Но кто был свой, а кто чужой в этом случае?
А что, если он отправлен туда с тем, чтобы уже никогда не вернуться? Могла ли я это исключать?
Сейчас это может показаться нелепыми страхами, но не тогда.
Он убыл на задание 16 декабря в составе группы эвакуации, сопровождающей боевую группу из соседнего подразделения.
Вместе с ними они должны были следовать до линии боевого соприкосновения и где-то там ожидать, в каком-то укреплении, развития ситуации, в зависимости от того, нужна будет их помощь или не нужна.
16-го вечером они уехали и вернулись только лишь 18 декабря.
Это, конечно, не было так долго, как в октябре, но мне эти два дня дались много мучительнее и тревожнее, чем тогда.

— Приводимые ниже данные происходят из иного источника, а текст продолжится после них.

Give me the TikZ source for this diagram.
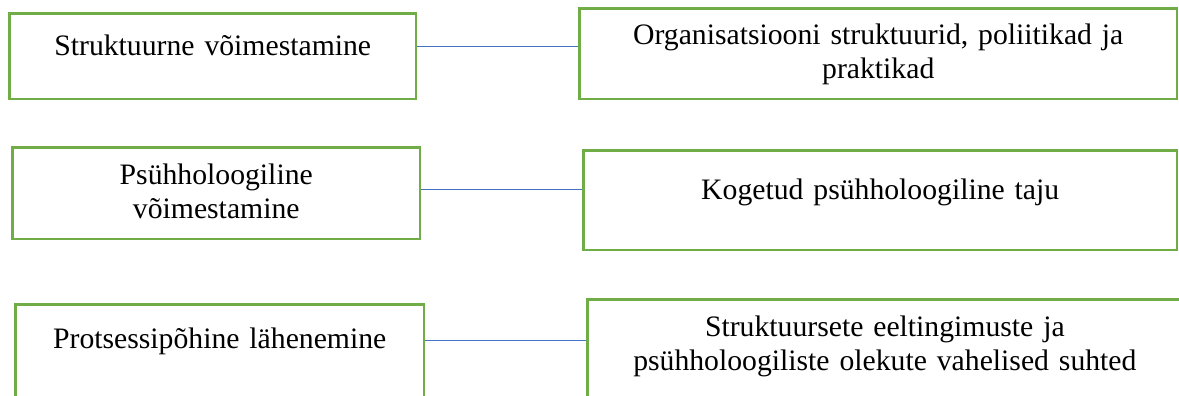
\documentclass[tikz,border=0pt]{standalone}
\usepackage{fontspec}
\setmainfont{Liberation Serif}
\definecolor{kastiroheline}{HTML}{70AD47}
\definecolor{joonesinine}{HTML}{4472C4}

\begin{document}
\begin{tikzpicture}[x=1pt,y=-1pt,
  kast/.style={draw=kastiroheline,line width=2.5pt,inner sep=0pt,anchor=north west,
    align=center,font=\fontsize{29.7pt}{34pt}\selectfont},
  joon/.style={joonesinine,line width=1.2pt}]
\clip (0,0) rectangle (1179,396);
% vasak tulp
\node[kast,text width=406.5pt,text height=41.75pt,text depth=43.75pt] at (8.25,12.25) (L1) {Struktuurne võimestamine};
\node[kast,text width=407.5pt,text height=36.75pt,text depth=54.75pt] at (11.25,146.25) (L2) {Psühholoogiline\\võimestamine};
\node[kast,text width=408.5pt,text height=43.75pt,text depth=51pt] at (14.25,303.25) (L3) {Protsessipõhine lähenemine};
% parem tulp
\node[kast,text width=597.5pt,text height=35.75pt,text depth=54.75pt] at (578.25,7.25) (R1) {Organisatsiooni struktuurid, poliitikad ja\\praktikad};
\node[kast,text width=593.5pt,text height=48.75pt,text depth=50.75pt] at (582.25,149.25) (R2) {Kogetud psühholoogiline taju};
\node[kast,text width=594.75pt,text height=36.75pt,text depth=65pt] at (586.25,298.25) (R3) {Struktuursete eeltingimuste ja\\psühholoogiliste olekute vahelised suhted};
% seosed
\draw[joon] ([yshift=10pt]L1.east) -- ([yshift=10pt]L1.east -| R1.west);
\draw[joon] ([yshift=4pt]L2.east) -- ([yshift=4pt]L2.east -| R2.west);
\draw[joon] ([yshift=11.6pt]L3.east) -- ([yshift=11.6pt]L3.east -| R3.west);
\end{tikzpicture}
\end{document}
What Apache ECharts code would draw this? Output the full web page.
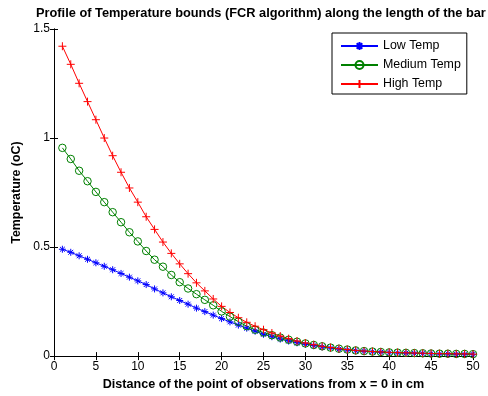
<!DOCTYPE html>
<html>
<head>
<meta charset="utf-8">
<script src="https://cdn.jsdelivr.net/npm/echarts@6/dist/echarts.min.js"></script>
<style>
html, body { margin: 0; padding: 0; background: #fff; }
#chart { width: 488px; height: 396px; }
</style>
</head>
<body>
<div id="chart"></div>
<script>
'use strict';

// distance from x = 0 (cm)
var distance = [1, 2, 3, 4, 5, 6, 7, 8, 9, 10,
    11, 12, 13, 14, 15, 16, 17, 18, 19, 20,
    21, 22, 23, 24, 25, 26, 27, 28, 29, 30,
    31, 32, 33, 34, 35, 36, 37, 38, 39, 40,
    41, 42, 43, 44, 45, 46, 47, 48, 49, 50];

var low_temp = [0.490, 0.476, 0.460, 0.444, 0.428, 0.412, 0.396, 0.379, 0.362, 0.345,
    0.328, 0.308, 0.290, 0.272, 0.255, 0.238, 0.220, 0.204, 0.188, 0.172,
    0.157, 0.142, 0.128, 0.114, 0.100, 0.089, 0.078, 0.069, 0.061, 0.054,
    0.048, 0.042, 0.037, 0.032, 0.028, 0.025, 0.022, 0.020, 0.018, 0.016,
    0.015, 0.014, 0.013, 0.012, 0.011, 0.010, 0.010, 0.009, 0.009, 0.008];

var medium_temp = [0.955, 0.904, 0.850, 0.802, 0.753, 0.706, 0.660, 0.614, 0.568, 0.526,
    0.482, 0.442, 0.410, 0.372, 0.339, 0.310, 0.284, 0.258, 0.233, 0.205,
    0.181, 0.158, 0.137, 0.121, 0.108, 0.096, 0.085, 0.075, 0.066, 0.058,
    0.051, 0.045, 0.039, 0.034, 0.030, 0.026, 0.023, 0.021, 0.019, 0.017,
    0.016, 0.015, 0.014, 0.013, 0.012, 0.011, 0.011, 0.010, 0.010, 0.009];

var high_temp = [1.421, 1.338, 1.251, 1.167, 1.084, 1.000, 0.919, 0.843, 0.771, 0.706,
    0.639, 0.581, 0.523, 0.471, 0.423, 0.378, 0.336, 0.299, 0.262, 0.228,
    0.200, 0.176, 0.155, 0.137, 0.121, 0.106, 0.092, 0.080, 0.069, 0.060,
    0.052, 0.045, 0.039, 0.034, 0.030, 0.026, 0.023, 0.021, 0.019, 0.017,
    0.016, 0.015, 0.014, 0.013, 0.012, 0.011, 0.011, 0.010, 0.010, 0.009];

var x_ticks = [0, 50, 5];
var y_ticks = [0, 1.5, 0.5];

var font = '"Liberation Sans", Arial, sans-serif';

function toPairs(xs, ys) {
    var out = [];
    for (var i = 0; i < xs.length; i++) {
        out.push([xs[i], ys[i]]);
    }
    return out;
}

function makeSeries(name, color, symbol, size, values) {
    return {
        name: name,
        type: 'line',
        xAxisIndex: 0,
        yAxisIndex: 0,
        symbol: symbol,
        symbolSize: size,
        showAllSymbol: true,
        animation: false,
        lineStyle: { color: color, width: 1 },
        itemStyle: { color: 'rgba(0,0,0,0)', borderColor: color, borderWidth: 1 },
        emphasis: { disabled: true },
        data: toPairs(distance, values)
    };
}

var axisCommon = {
    axisLine: { lineStyle: { color: '#000', width: 1 } },
    axisTick: { inside: true, length: 4, lineStyle: { color: '#000' } },
    splitLine: { show: false }
};

function xAxisOf(pos, showLabel) {
    return Object.assign({
        type: 'value',
        position: pos,
        min: x_ticks[0],
        max: x_ticks[1],
        interval: x_ticks[2],
        axisLabel: { show: showLabel, color: '#000', fontSize: 12, fontFamily: font, margin: 5 }
    }, axisCommon);
}

function yAxisOf(pos, showLabel) {
    return Object.assign({
        type: 'value',
        position: pos,
        min: y_ticks[0],
        max: y_ticks[1],
        interval: y_ticks[2],
        axisLabel: { show: showLabel, color: '#000', fontSize: 12, fontFamily: font, margin: 4 }
    }, axisCommon);
}

var x_bottom = xAxisOf('bottom', true);
x_bottom.name = 'Distance of the point of observations from x = 0 in cm';
x_bottom.nameLocation = 'middle';
x_bottom.nameGap = 21;
x_bottom.nameTextStyle = { color: '#000', fontSize: 12.6, fontWeight: 'bold', fontFamily: font };

var y_left = yAxisOf('left', true);
y_left.name = 'Temperature (oC)';
y_left.nameLocation = 'middle';
y_left.nameGap = 27;
y_left.nameTextStyle = { color: '#000', fontSize: 12.4, fontWeight: 'bold', fontFamily: font };

var my_chart = echarts.init(document.getElementById('chart'), null, { renderer: 'canvas' });

my_chart.setOption({
    backgroundColor: '#fff',
    animation: false,
    title: {
        text: 'Profile of Temperature bounds (FCR algorithm) along the length of the bar',
        left: 36,
        top: 7,
        padding: 0,
        textStyle: { color: '#000', fontSize: 12.8, fontWeight: 'bold', fontFamily: font }
    },
    grid: {
        left: 54,
        right: 15,
        top: 29,
        bottom: 39,
        containLabel: false
    },
    legend: {
        orient: 'vertical',
        left: 332,
        top: 33,
        padding: [7, 6, 4, 8],
        itemGap: 7,
        itemWidth: 37,
        itemHeight: 10,
        backgroundColor: '#fff',
        borderColor: '#000',
        borderWidth: 1,
        borderRadius: 0,
        selectedMode: false,
        textStyle: { color: '#000', fontSize: 12.4, fontFamily: font },
        data: ['Low Temp', 'Medium Temp', 'High Temp']
    },
    xAxis: [x_bottom, xAxisOf('top', false)],
    yAxis: [y_left, yAxisOf('right', false)],
    series: [
        makeSeries('Low Temp', '#0000ff',
            'path://M5,0L5,10M0,5L10,5M1.5,1.5L8.5,8.5M8.5,1.5L1.5,8.5', 7, low_temp),
        makeSeries('Medium Temp', '#008000', 'circle', 7.5, medium_temp),
        makeSeries('High Temp', '#ff0000', 'path://M5,0L5,10M0,5L10,5', 8, high_temp)
    ]
});
</script>
</body>
</html>
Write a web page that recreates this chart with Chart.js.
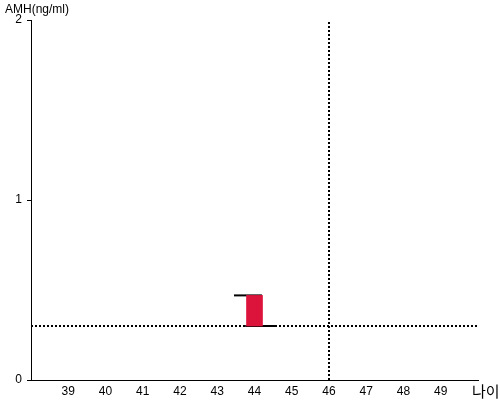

И опасения за какие-то козни со стороны командования, и, что тоже важно, ощущение того, что до конца контракта остается не так много времени, и контраст после долгой работы в штабе, когда ощущение опасности волей-неволей началось притупляться.
Ну и, наконец, понимание того факта, что теперь его уже точно не оставят в покое. И если он выберется сейчас, то не факт, что это получится в следующий раз.
А следующий раз обязательно будет. В этом сомневаться уже не приходилось.
Вернувшись в Фабричное, муж обнаружил, что его место связиста уже окончательно занято.